OK, he's kind of a jerk.
The two original members of KISS appeared before the members of the Television Critics Association to promote their upcoming AMC series "4th and Loud," which premieres Aug. 4. It's about their Arena Football League team, the Los Angeles KISS. Stanley got things rolling by opening up with a crude masturbation joke.
The biggest problem it wasn't funny.
Simmons, on the other hand, took the opportunity to be particularly blunt and cruel about the other two original members of KISS, who long ago left the band.
Asked why he and Stanley are there and Ace Frehley and Peter Criss are not, Simmons replied, "Well, why did you dump your best friend who became a crack addict and a loser?"

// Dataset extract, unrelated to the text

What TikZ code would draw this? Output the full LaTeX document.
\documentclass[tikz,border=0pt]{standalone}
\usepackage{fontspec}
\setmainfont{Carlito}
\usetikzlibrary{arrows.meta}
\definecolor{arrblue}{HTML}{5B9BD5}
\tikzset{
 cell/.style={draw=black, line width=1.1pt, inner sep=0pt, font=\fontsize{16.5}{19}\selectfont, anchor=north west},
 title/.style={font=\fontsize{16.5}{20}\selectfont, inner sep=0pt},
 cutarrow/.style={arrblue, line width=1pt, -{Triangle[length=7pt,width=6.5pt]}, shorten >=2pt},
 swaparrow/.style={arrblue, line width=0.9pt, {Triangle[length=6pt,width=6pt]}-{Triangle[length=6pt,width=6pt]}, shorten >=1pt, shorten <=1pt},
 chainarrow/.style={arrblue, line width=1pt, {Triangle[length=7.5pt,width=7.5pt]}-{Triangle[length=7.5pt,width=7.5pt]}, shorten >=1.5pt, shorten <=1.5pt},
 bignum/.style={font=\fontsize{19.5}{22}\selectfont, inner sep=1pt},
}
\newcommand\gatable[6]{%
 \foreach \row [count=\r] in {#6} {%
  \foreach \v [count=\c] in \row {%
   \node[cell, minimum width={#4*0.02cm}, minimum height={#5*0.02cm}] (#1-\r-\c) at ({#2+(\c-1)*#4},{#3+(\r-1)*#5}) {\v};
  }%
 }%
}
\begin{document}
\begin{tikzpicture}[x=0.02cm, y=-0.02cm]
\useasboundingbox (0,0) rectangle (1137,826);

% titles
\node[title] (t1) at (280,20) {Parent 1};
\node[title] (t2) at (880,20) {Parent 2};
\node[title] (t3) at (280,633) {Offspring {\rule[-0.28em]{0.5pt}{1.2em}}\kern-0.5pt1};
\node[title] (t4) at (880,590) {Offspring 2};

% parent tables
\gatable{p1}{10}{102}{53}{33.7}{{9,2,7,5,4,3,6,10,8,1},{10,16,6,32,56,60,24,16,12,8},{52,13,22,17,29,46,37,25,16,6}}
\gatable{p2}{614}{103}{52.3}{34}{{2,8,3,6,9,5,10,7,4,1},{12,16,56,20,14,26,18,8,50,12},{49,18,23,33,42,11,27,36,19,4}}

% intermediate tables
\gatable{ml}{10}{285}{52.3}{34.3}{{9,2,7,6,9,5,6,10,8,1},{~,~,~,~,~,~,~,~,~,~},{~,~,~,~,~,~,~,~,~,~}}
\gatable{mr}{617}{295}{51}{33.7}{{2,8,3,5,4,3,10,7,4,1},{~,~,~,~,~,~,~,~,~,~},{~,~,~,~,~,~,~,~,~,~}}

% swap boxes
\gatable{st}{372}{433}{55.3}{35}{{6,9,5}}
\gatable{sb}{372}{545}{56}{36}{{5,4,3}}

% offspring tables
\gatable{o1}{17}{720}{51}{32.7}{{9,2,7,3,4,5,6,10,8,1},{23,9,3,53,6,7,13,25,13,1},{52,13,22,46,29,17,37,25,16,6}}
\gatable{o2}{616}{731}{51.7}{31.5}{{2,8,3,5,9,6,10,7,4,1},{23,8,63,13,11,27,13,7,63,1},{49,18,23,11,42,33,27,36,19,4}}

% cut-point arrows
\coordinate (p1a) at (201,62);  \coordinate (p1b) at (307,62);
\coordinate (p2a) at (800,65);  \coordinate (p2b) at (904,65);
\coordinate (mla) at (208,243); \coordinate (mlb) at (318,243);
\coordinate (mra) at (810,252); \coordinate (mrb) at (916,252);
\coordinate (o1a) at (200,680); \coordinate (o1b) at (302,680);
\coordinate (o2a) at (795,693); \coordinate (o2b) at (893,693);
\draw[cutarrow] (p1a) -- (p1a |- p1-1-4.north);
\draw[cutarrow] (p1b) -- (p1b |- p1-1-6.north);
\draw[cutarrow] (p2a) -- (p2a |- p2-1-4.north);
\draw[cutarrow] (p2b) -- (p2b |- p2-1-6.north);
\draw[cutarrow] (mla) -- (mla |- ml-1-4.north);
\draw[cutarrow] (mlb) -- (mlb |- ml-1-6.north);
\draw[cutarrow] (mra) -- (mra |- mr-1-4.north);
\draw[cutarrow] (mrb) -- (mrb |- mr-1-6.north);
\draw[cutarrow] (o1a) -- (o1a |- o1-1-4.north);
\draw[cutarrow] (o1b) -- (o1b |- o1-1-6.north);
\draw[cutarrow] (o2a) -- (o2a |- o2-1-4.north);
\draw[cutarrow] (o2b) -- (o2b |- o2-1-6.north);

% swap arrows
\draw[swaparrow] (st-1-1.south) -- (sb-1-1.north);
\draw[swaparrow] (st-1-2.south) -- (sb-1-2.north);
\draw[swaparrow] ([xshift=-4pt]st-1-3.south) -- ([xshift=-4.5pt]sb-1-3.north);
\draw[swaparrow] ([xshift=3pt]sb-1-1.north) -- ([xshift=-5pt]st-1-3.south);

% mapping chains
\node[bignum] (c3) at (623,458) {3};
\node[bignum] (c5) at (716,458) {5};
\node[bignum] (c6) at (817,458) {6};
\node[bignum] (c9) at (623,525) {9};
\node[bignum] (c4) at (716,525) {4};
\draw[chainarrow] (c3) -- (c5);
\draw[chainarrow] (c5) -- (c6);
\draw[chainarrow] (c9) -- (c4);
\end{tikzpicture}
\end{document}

He said it without any hint of a smile. It may have been an attempt at humor, but no one laughed.
"Any team is only as good as the members on it," Simmons continued. "We started all for one, one for all, four knuckleheads off the streets of New York, who decided to put together a band they saw onstage. And we love and respect those guys for what they did at the outset of the band.

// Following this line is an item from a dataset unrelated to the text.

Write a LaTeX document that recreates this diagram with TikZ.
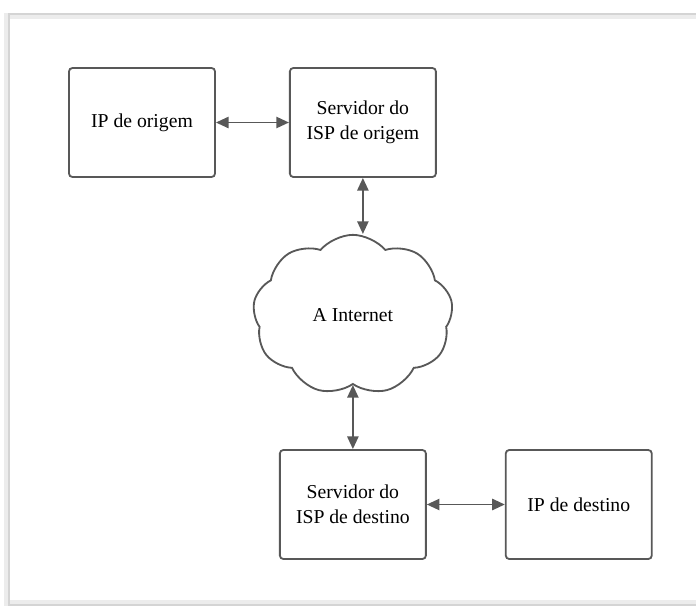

"And they succumbed to the cliché of clichés, which is drugs and alcohol. Are you kidding me? So if you are going to pass the ball to your teammate and they can't see where the goal is, they've got to leave."
Stanley was a little less blunt.
"There were people who were involved with this band who, along the way, have fallen by the wayside," he said. "Being in the band from the beginning is not a birthright for you to stay there. If you no longer can uphold your end or live up to really the stature that we set for ourselves in the beginning, if you are compromised by drugs or alcohol, if you've lost sight of how lucky we are to be in this position, then you no longer deserve to wear the uniform."
Nobody was questioning that. The question was actually about how Simmons and Stanley have managed to remain focused, not about what Criss' and Frehley's failings were.
Simmons, however, continued to bang away at his ex-bandmates.
"Do you have a car?" he asked. "Do you ever get a flat tire? What did you do? The whole car stopped because one flat tire decided that the car shouldn't go anywhere, or did you change the flat tire?"
The answer, of course, was that you change the flat tire.
"Wow, you are just like us," Simmons deadpanned.
Again, nobody actually asked why Criss and Frehley were dropped from KISS.
Maybe it's just Simmons' sense of humor. Maybe he didn't intend it to come off as mean-spirited as it did. Maybe he's oblivious, like when he made an attempt at humor involving Michael Vick and dog fighting.
According to Simmons, the L.A. KISS "reached out our hand to Tim Tebow. We would have loved to have had him on the team. Here's a guy that doesn't torture dogs, is religious and is a family man. Why wouldn't you want him on your team instead of some guy who is now, by the way, the darling of the media, who isn't torturing the dog today and isn't another guy who is not allegedly up for murder? Give me a break."
The "murderer" comment appeared to be a reference to Aaron Hernandez.
Wow. Interesting sense of humor.
Tebow, by the way, wasn't interested, although, according to Simmons, "The door is still open. We would love to have him here."